The Negroes broke and ran. Scores of them streamed across the parking lot of the Selma Tractor Company. Troopers and possemen, mounted and unmounted, went after them.

Several more tear gas bombs were set off. One report was heard that sounded different. A white civil rights worker said later that it was a shotgun blast and that the pellets tore a hole in the brick wall of a hamburger stand five feet from him.

After about 10 minutes, most of the Negroes were rounded up. They began to move toward the city through the smell of the tear gas, coughing and crying as they stumbled onto Pettus Bridge.

Four or five women still lay on the grass strip where the troopers had knocked them down.
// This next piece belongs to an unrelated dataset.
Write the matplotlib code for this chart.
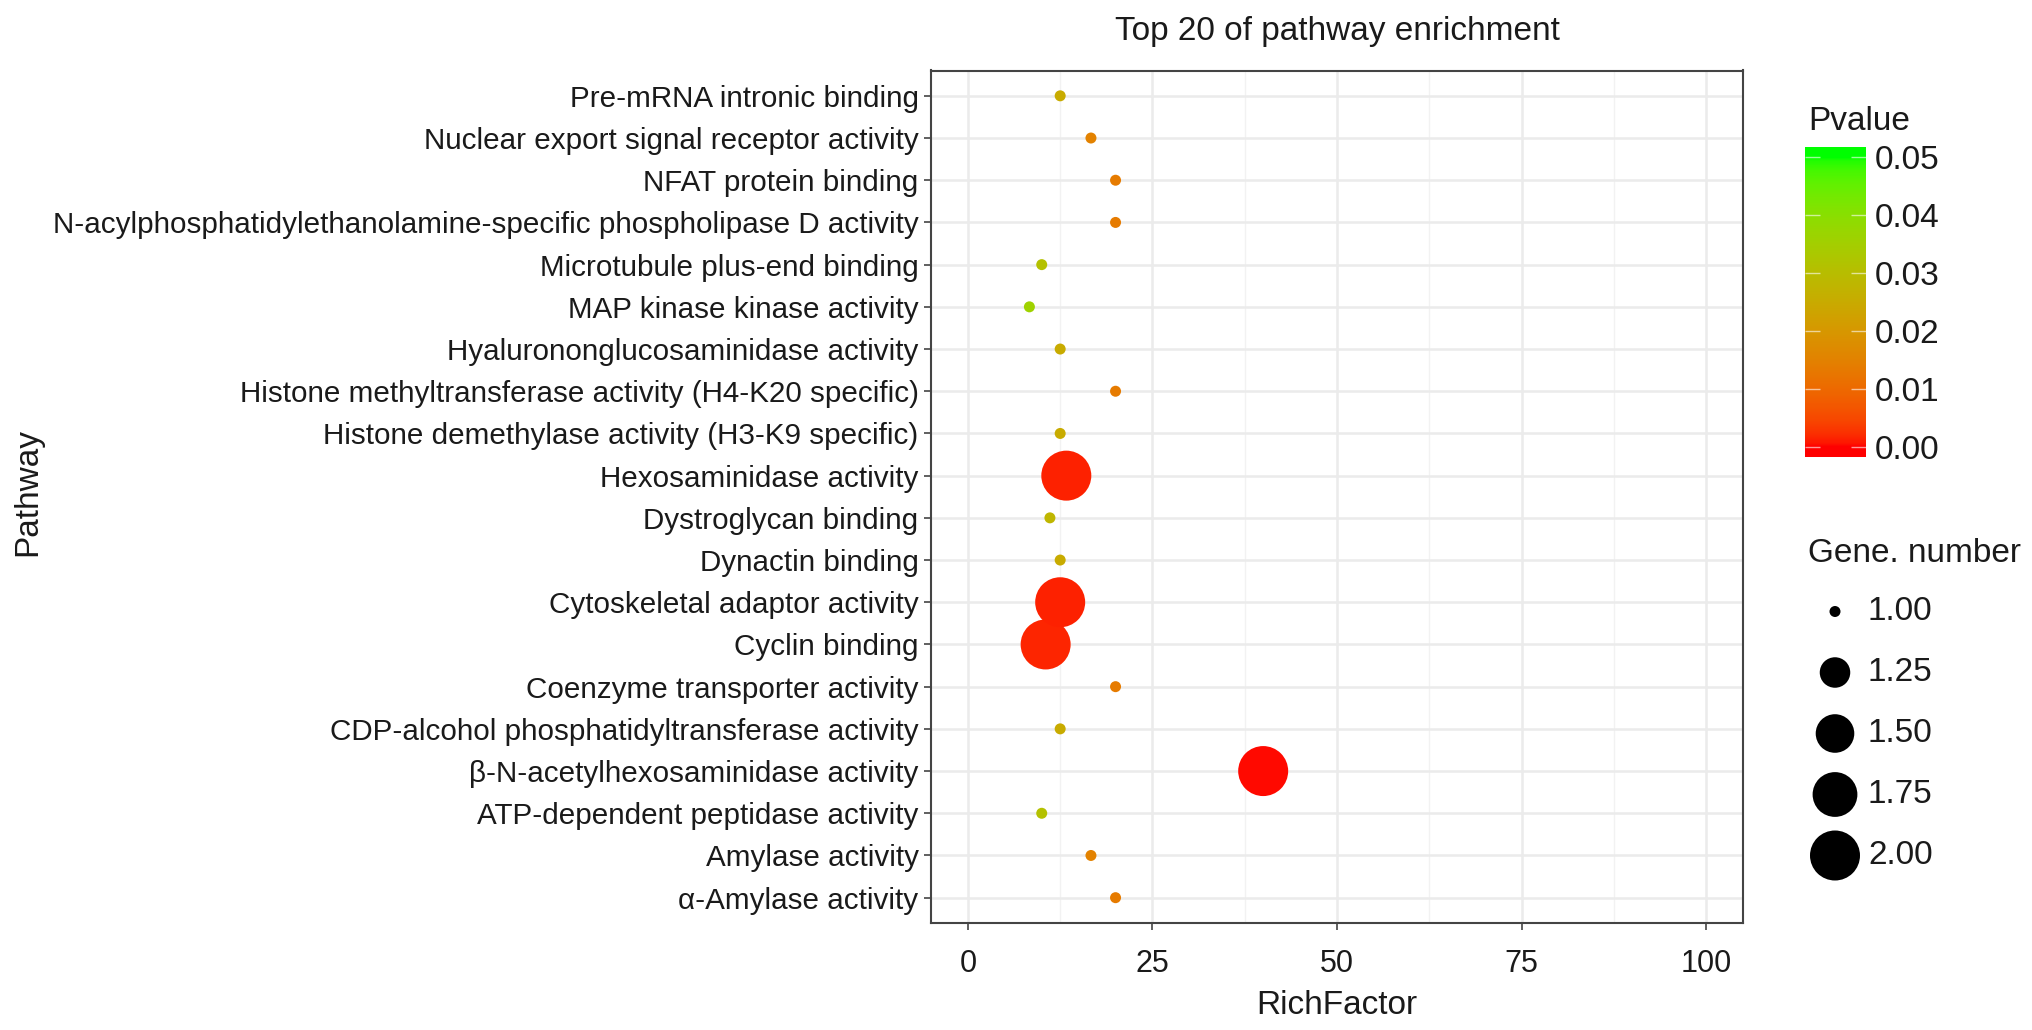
import numpy as np
import matplotlib
matplotlib.use("Agg")
import matplotlib.pyplot as plt
from matplotlib.colors import ListedColormap, Normalize

plt.rcParams["font.family"] = ["Liberation Sans", "DejaVu Sans"]

# data, bottom row first
pathways = [
    "\u03b1-Amylase activity",
    "Amylase activity",
    "ATP-dependent peptidase activity",
    "\u03b2-N-acetylhexosaminidase activity",
    "CDP-alcohol phosphatidyltransferase activity",
    "Coenzyme transporter activity",
    "Cyclin binding",
    "Cytoskeletal adaptor activity",
    "Dynactin binding",
    "Dystroglycan binding",
    "Hexosaminidase activity",
    "Histone demethylase activity (H3-K9 specific)",
    "Histone methyltransferase activity (H4-K20 specific)",
    "Hyalurononglucosaminidase activity",
    "MAP kinase kinase activity",
    "Microtubule plus-end binding",
    "N-acylphosphatidylethanolamine-specific phospholipase D activity",
    "NFAT protein binding",
    "Nuclear export signal receptor activity",
    "Pre-mRNA intronic binding",
]
rich_factor = [20.0, 16.67, 10.0, 40.0, 12.5, 20.0, 10.53, 12.5, 12.5, 11.11,
               13.33, 12.5, 20.0, 12.5, 8.33, 10.0, 20.0, 20.0, 16.67, 12.5]
pvalue = [0.0135, 0.0150, 0.031, 0.0003, 0.025, 0.0135, 0.0015, 0.0013, 0.025, 0.028,
          0.0013, 0.025, 0.0135, 0.025, 0.036, 0.031, 0.0135, 0.0135, 0.0150, 0.025]
gene_number = [1, 1, 1, 2, 1, 1, 2, 2, 1, 1, 2, 1, 1, 1, 1, 1, 1, 1, 1, 1]

x_ticks = [0, 25, 50, 75, 100]
p_ticks = [0.00, 0.01, 0.02, 0.03, 0.04, 0.05]
size_levels = [1.00, 1.25, 1.50, 1.75, 2.00]

W, H, DPI = 2032, 1030, 100


# red -> green gradient interpolated in CIELAB, like ggplot's scale_colour_gradient
def srgb_to_lab(rgb):
    rgb = np.asarray(rgb, float)
    lin = np.where(rgb <= 0.04045, rgb / 12.92, ((rgb + 0.055) / 1.055) ** 2.4)
    m = np.array([[0.4124, 0.3576, 0.1805],
                  [0.2126, 0.7152, 0.0722],
                  [0.0193, 0.1192, 0.9505]])
    xyz = lin @ m.T / np.array([0.95047, 1.0, 1.08883])
    f = np.where(xyz > 0.008856, np.cbrt(xyz), 7.787 * xyz + 16 / 116)
    return np.stack([116 * f[..., 1] - 16,
                     500 * (f[..., 0] - f[..., 1]),
                     200 * (f[..., 1] - f[..., 2])], axis=-1)


def lab_to_srgb(lab):
    L, a, b = lab[..., 0], lab[..., 1], lab[..., 2]
    fy = (L + 16) / 116
    fx = fy + a / 500
    fz = fy - b / 200
    f = np.stack([fx, fy, fz], axis=-1)
    xyz = np.where(f > 0.206893, f ** 3, (f - 16 / 116) / 7.787)
    xyz = xyz * np.array([0.95047, 1.0, 1.08883])
    minv = np.array([[3.2406, -1.5372, -0.4986],
                     [-0.9689, 1.8758, 0.0415],
                     [0.0557, -0.2040, 1.0570]])
    lin = np.clip(xyz @ minv.T, 0, 1)
    rgb = np.where(lin <= 0.0031308, 12.92 * lin, 1.055 * lin ** (1 / 2.4) - 0.055)
    return np.clip(rgb, 0, 1)


t = np.linspace(0, 1, 256)[:, None]
lab_lo = srgb_to_lab([1.0, 0.0, 0.0])
lab_hi = srgb_to_lab([0.0, 1.0, 0.0])
cmap = ListedColormap(lab_to_srgb(lab_lo + (lab_hi - lab_lo) * t))
norm = Normalize(0, 0.05)


def diam_px(n):
    # area scale, 1 gene -> 11 px, 2 genes -> 50 px
    return 11 + 39 * np.sqrt(np.clip((np.asarray(n, float) - 1.0), 0, 1))


def size_pt2(n):
    return (diam_px(n) * 72 / DPI) ** 2


fig = plt.figure(figsize=(W / DPI, H / DPI), dpi=DPI)
ax = fig.add_axes([931 / W, 1 - 923 / H, (1743 - 931) / W, (923 - 70.5) / H])

ypos = np.arange(len(pathways))
ax.scatter(rich_factor, ypos, s=size_pt2(gene_number), c=pvalue, cmap=cmap,
           norm=norm, edgecolors="none", zorder=3)

ax.set_xlim(-5, 105)
ax.set_ylim(-0.6, len(pathways) - 0.4)
ax.set_xticks(x_ticks)
ax.set_xticks([12.5, 37.5, 62.5, 87.5], minor=True)
ax.set_yticks(ypos)
ax.set_yticklabels(pathways)
ax.grid(which="major", color="#EBEBEB", linewidth=1.8, zorder=0)
ax.grid(which="minor", axis="x", color="#F2F2F2", linewidth=1.0, zorder=0)
ax.set_axisbelow(True)
for sp in ax.spines.values():
    sp.set_color("#444444")
    sp.set_linewidth(1.5)
ax.tick_params(axis="both", which="major", length=5, width=1.2, color="#444444",
               labelcolor="#1a1a1a")
ax.tick_params(axis="y", labelsize=21.3, pad=4)
ax.tick_params(axis="x", labelsize=22, pad=14)
ax.tick_params(which="minor", length=0)

ax.set_xlabel("RichFactor", fontsize=24, color="#1a1a1a", labelpad=8)
fig.text(28 / W, 1 - 492 / H, "Pathway", rotation=90, fontsize=24,
         color="#1a1a1a", ha="center", va="center")
ax.set_title("Top 20 of pathway enrichment", fontsize=24, color="#1a1a1a", pad=22)

# colour bar
cax = fig.add_axes([1805 / W, 1 - 456.7 / H, 61 / W, 310 / H])
pad = 0.00172
grad = np.linspace(-pad, 0.05 + pad, 300)[:, None]
cax.imshow(grad, cmap=cmap, norm=norm, aspect="auto", origin="lower",
           extent=[0, 1, -pad, 0.05 + pad])
cax.set_xlim(0, 1)
cax.set_ylim(-pad, 0.05 + pad)
cax.set_xticks([])
cax.set_yticks(p_ticks)
cax.set_yticklabels([f"{v:.2f}" for v in p_ticks])
cax.tick_params(axis="y", left=True, right=True, direction="in", color="#FFFFFF99",
                length=11, width=1.0, labelleft=False, labelright=True,
                labelsize=24, labelcolor="#1a1a1a", pad=6)
for sp in cax.spines.values():
    sp.set_visible(False)
fig.text(1808 / W, 1 - 122 / H, "Pvalue", fontsize=24, color="#1a1a1a",
         ha="left", va="center")

# size legend
lax = fig.add_axes([1790 / W, 1 - 886 / H, 242 / W, 305 / H])
lax.set_xlim(0, 242)
lax.set_ylim(len(size_levels) - 0.5, -0.5)
lax.axis("off")
lpos = np.arange(len(size_levels))
lax.scatter(np.full(len(size_levels), 45), lpos, s=size_pt2(size_levels),
            color="black", edgecolors="none")
for i, v in enumerate(size_levels):
    lax.text(78, i, f"{v:.2f}", fontsize=24, color="#1a1a1a", ha="left", va="center")
fig.text(1808 / W, 1 - 553 / H, "Gene. number", fontsize=24, color="#1a1a1a",
         ha="left", va="center")

fig.savefig("out.png", dpi=DPI, facecolor="white")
Two troopers passed among them and ordered them to get up and join the others. The women lay still.

The two men then set off another barrage of tear gas and the women struggled to their feet, blinded and gasping, and limped across the road. One was Mrs. Amelia Boynton, one of the Selma leaders of the Negro movement. She was treated later at the hospital.
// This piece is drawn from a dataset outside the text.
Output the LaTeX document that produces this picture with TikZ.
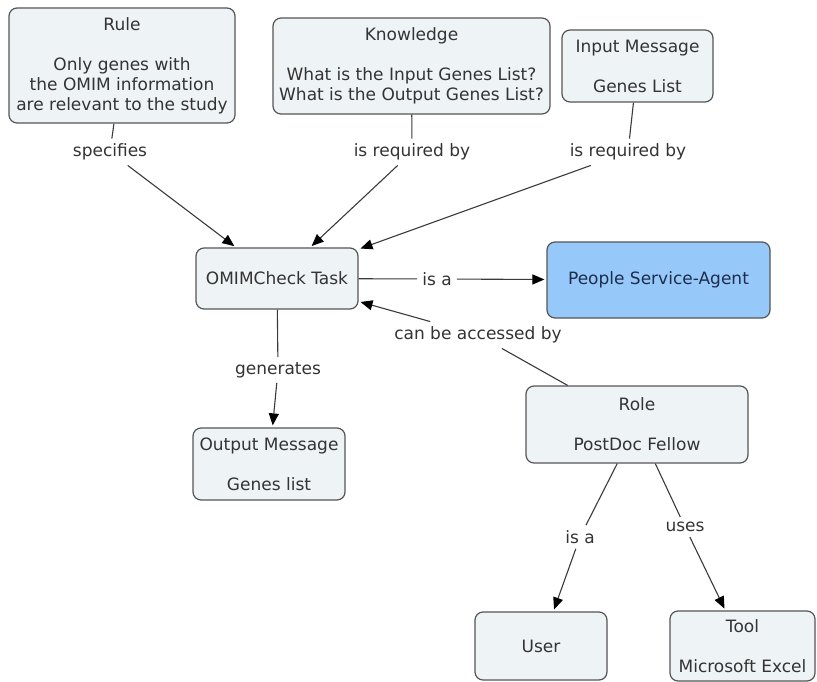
\documentclass[tikz,border=0pt]{standalone}
\usepackage{fontspec}
\setmainfont{DejaVu Sans}
\usetikzlibrary{arrows.meta}

\definecolor{conceptfill}{HTML}{EEF3F6}
\definecolor{conceptline}{HTML}{555555}
\definecolor{agentfill}{HTML}{96C8FA}
\definecolor{agenttext}{HTML}{1E2D4B}
\definecolor{inktext}{HTML}{333333}
\definecolor{linkline}{HTML}{3A3A3A}

\tikzset{
  concept/.style={draw=conceptline, fill=conceptfill, rounded corners=8pt,
    line width=1.2pt, align=center, text=inktext, inner sep=0pt,
    font=\fontsize{17}{20}\selectfont},
  agent/.style={concept, fill=agentfill, text=agenttext},
  linkphrase/.style={text=inktext, inner sep=5pt,
    font=\fontsize{17}{20}\selectfont},
  link/.style={draw=linkline, line width=1.1pt},
  arrowlink/.style={link, -{Triangle[length=12pt,width=10pt,color=black]}, shorten >=2pt},
}

\begin{document}
\begin{tikzpicture}[x=1pt,y=-1pt]
\useasboundingbox (0,0) rectangle (817,682);

% concepts
\node[concept, minimum width=226pt, minimum height=115pt] (rule) at (122,65.5)
  {Rule\\[20pt]Only genes with\\the OMIM information\\are relevant to the study};
\node[concept, minimum width=277pt, minimum height=96pt] (knowledge) at (411.5,66)
  {Knowledge\\[20pt]What is the Input Genes List?\\What is the Output Genes List?};
\node[concept, minimum width=151pt, minimum height=72pt] (input) at (637.5,66)
  {Input Message\\[20pt]Genes List};
\node[concept, minimum width=162pt, minimum height=61pt] (task) at (277,278.5)
  {OMIMCheck Task};
\node[agent, minimum width=223pt, minimum height=76pt] (agent) at (658.5,280)
  {People Service-Agent};
\node[concept, minimum width=152pt, minimum height=72pt] (output) at (269,464)
  {Output Message\\[20pt]Genes list};
\node[concept, minimum width=222pt, minimum height=77pt] (role) at (637,424.5)
  {Role\\[20pt]PostDoc Fellow};
\node[concept, minimum width=132pt, minimum height=68pt] (user) at (541,646)
  {User};
\node[concept, minimum width=145pt, minimum height=70pt] (tool) at (742.5,646)
  {Tool\\[20pt]Microsoft Excel};

% linking phrases
\node[linkphrase] (lspec) at (110,152) {specifies};
\node[linkphrase] (lreq1) at (412,152) {is required by};
\node[linkphrase] (lreq2) at (628,152) {is required by};
\node[linkphrase] (lisa1) at (437,279) {is a};
\node[linkphrase] (lacc) at (478,335) {can be accessed by};
\node[linkphrase] (lgen) at (278,370) {generates};
\node[linkphrase] (lisa2) at (580,537) {is a};
\node[linkphrase] (luses) at (685,527) {uses};

% connections
\draw[link] (rule) -- (lspec);
\draw[arrowlink] (lspec) -- (task);
\draw[link] (knowledge) -- (lreq1);
\draw[arrowlink] (lreq1) -- (task);
\draw[link] (input) -- (lreq2);
\draw[arrowlink] (lreq2) -- (task);
\draw[link] (task) -- (lisa1);
\draw[arrowlink] (lisa1) -- (agent);
\draw[link] (role) -- (lacc);
\draw[arrowlink] (lacc) -- (task);
\draw[link] (task) -- (lgen);
\draw[arrowlink] (lgen) -- (output);
\draw[link] (role) -- (lisa2);
\draw[arrowlink] (lisa2) -- (user);
\draw[link] (role) -- (luses);
\draw[arrowlink] (luses) -- (tool);
\end{tikzpicture}
\end{document}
Lloyd Russell of Atlanta, a white photographer who had stayed at the other end of the bridge, said he saw at least four carloads of possemen overtake the marchers as they re-entered Broad Street. He said the possemen jumped from the cars and began beating the Negroes with nightsticks.
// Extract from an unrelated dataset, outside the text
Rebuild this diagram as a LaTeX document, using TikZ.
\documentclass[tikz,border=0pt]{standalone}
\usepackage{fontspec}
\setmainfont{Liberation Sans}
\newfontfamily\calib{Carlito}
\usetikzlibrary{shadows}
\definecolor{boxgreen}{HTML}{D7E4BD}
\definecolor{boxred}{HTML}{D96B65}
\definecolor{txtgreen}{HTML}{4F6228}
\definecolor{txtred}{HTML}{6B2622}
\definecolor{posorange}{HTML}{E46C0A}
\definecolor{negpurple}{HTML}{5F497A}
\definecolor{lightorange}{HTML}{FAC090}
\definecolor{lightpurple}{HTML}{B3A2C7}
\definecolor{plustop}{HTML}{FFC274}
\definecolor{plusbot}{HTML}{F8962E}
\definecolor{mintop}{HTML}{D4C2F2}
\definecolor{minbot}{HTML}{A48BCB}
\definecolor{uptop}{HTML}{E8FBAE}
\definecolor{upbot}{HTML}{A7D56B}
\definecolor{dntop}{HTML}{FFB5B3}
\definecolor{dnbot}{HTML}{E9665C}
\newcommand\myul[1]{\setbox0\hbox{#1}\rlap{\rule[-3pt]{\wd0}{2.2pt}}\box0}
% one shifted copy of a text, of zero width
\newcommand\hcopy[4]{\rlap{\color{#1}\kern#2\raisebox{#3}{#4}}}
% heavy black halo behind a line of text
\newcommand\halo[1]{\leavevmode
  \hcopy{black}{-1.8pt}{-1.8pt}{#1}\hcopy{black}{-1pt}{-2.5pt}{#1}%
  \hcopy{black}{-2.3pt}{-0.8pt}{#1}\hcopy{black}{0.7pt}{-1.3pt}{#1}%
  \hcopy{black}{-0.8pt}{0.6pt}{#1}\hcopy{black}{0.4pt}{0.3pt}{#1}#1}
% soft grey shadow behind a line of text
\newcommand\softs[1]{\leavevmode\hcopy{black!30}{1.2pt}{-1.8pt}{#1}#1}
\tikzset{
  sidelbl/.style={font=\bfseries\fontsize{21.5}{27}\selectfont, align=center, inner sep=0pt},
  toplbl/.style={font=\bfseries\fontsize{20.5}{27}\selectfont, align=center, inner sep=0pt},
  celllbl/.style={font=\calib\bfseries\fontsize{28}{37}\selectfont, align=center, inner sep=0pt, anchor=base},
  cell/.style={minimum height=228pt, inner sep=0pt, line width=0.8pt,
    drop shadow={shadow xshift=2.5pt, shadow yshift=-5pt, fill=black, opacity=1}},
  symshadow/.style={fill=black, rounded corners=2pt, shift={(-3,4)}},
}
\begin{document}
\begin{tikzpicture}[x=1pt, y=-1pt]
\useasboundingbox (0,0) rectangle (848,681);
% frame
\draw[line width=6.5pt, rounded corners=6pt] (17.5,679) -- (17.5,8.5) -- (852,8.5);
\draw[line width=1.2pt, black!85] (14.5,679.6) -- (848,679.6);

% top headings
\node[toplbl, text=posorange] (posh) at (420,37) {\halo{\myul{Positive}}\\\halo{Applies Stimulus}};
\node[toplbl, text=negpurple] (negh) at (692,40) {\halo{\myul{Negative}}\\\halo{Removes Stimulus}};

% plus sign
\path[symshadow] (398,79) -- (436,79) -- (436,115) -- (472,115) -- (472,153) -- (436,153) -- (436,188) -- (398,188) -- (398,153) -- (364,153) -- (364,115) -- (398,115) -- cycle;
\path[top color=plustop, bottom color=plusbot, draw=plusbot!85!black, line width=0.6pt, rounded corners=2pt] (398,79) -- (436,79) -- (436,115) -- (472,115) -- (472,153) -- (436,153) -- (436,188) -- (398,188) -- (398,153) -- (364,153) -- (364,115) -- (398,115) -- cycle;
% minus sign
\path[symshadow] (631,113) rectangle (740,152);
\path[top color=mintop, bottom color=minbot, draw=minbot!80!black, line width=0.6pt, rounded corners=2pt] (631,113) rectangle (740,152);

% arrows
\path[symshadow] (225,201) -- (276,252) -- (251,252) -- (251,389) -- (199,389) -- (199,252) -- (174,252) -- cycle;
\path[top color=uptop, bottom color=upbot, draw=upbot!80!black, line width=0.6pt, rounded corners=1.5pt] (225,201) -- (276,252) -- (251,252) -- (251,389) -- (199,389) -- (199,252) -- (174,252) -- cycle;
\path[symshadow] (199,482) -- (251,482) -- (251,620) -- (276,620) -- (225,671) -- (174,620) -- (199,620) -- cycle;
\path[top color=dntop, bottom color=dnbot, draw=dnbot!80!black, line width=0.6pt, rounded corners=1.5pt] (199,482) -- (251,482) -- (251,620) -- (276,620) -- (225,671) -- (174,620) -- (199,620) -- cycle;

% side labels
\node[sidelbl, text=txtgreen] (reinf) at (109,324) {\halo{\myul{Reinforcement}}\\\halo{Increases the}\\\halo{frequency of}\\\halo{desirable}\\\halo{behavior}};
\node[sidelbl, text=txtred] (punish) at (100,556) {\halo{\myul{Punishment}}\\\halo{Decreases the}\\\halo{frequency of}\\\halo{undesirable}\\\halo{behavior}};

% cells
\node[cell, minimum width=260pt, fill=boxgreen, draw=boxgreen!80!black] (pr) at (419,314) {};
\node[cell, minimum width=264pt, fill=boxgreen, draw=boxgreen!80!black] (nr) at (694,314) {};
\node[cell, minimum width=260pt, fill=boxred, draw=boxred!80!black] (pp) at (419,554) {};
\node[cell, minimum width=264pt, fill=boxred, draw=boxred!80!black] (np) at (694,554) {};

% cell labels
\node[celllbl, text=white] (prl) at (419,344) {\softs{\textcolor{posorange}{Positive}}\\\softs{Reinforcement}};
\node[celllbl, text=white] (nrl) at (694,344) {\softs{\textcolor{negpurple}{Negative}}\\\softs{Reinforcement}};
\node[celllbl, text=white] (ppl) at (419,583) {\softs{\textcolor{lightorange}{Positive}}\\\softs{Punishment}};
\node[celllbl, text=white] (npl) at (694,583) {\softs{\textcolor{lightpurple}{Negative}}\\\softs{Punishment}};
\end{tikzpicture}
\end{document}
Two other witnesses said they saw possemen using whips on the fleeing Negroes as they recrossed the bridge.

The other newsmen were finally allowed to follow the retreat.

Ron Gibson, a reporter for The Birmingham News, reached Browns Chapel ahead of the other newsmen. He said later that he had seen Sheriff Clark lead a charge with about half a dozen possemen to try to force the Negroes from Sylvan Street into the church.

Mr. Gibson said the Negroes fell back momentarily, then surged forward and began throwing bricks and bottles. He said the officers had to retreat until reinforcements arrived. One posseman was cut under the eye with a brick, he said.

Mr. Gibson said that Wilson Baker, Selma's Commissioner of Public Safety, intervened and persuaded the Negroes to enter the church. He said Captain Baker held back Sheriff Clark and his possemen, who were regrouping for another assault.

Mr. Gibson said that Sheriff Clark was struck on the face by a piece of brick but was not injured.

When the other newsmen arrived, more than 100 possemen were packed into Sylvan Street a block from the church. They were joined shortly by the troopers, who had been called back to regroup after turning back the marchers.

The ground floor of the two-story patronage next to the church was turned into an emergency hospital for an hour and a half.

Negroes lay on the floors and chairs, many weeping and moaning. A girl in red slacks was carried from the house screaming. Mrs. Boynton lay semiconscious on a table. Doctors and nurses threaded feverishly through the crowd administering first aid and daubing a solution of water and baking soda on the eyes of those who had been in the worst of the gas.

From the hospital came a report that the victims had suffered fractures of ribs, heads, arms and legs, in addition to cuts and bruises.

Hundreds of Negroes, including many who had not been on the march, milled angrily in front of the church.

An old Negro who had just heard that officers had beaten a Negro on his own porch said to a friend, "I wish the bastard would try to come in my house."

The Negro leaders worked through the crowd urging calm and nonviolence.

At the end of the street the possemen and troopers could be seen grouping into a formation. The officers left after an hour, and tonight the Negroes emerged from their houses and poured into Browns Chapel for a mass meeting.

At the meeting Mr. Williams, who was not injured, told the 700 Negroes present about the plans for the Tuesday march.

"I fought in World War II," Mr. Williams said, "and I once was captured by the German army, and I want to tell you that the Germans never were as inhuman as the state troopers of Alabama."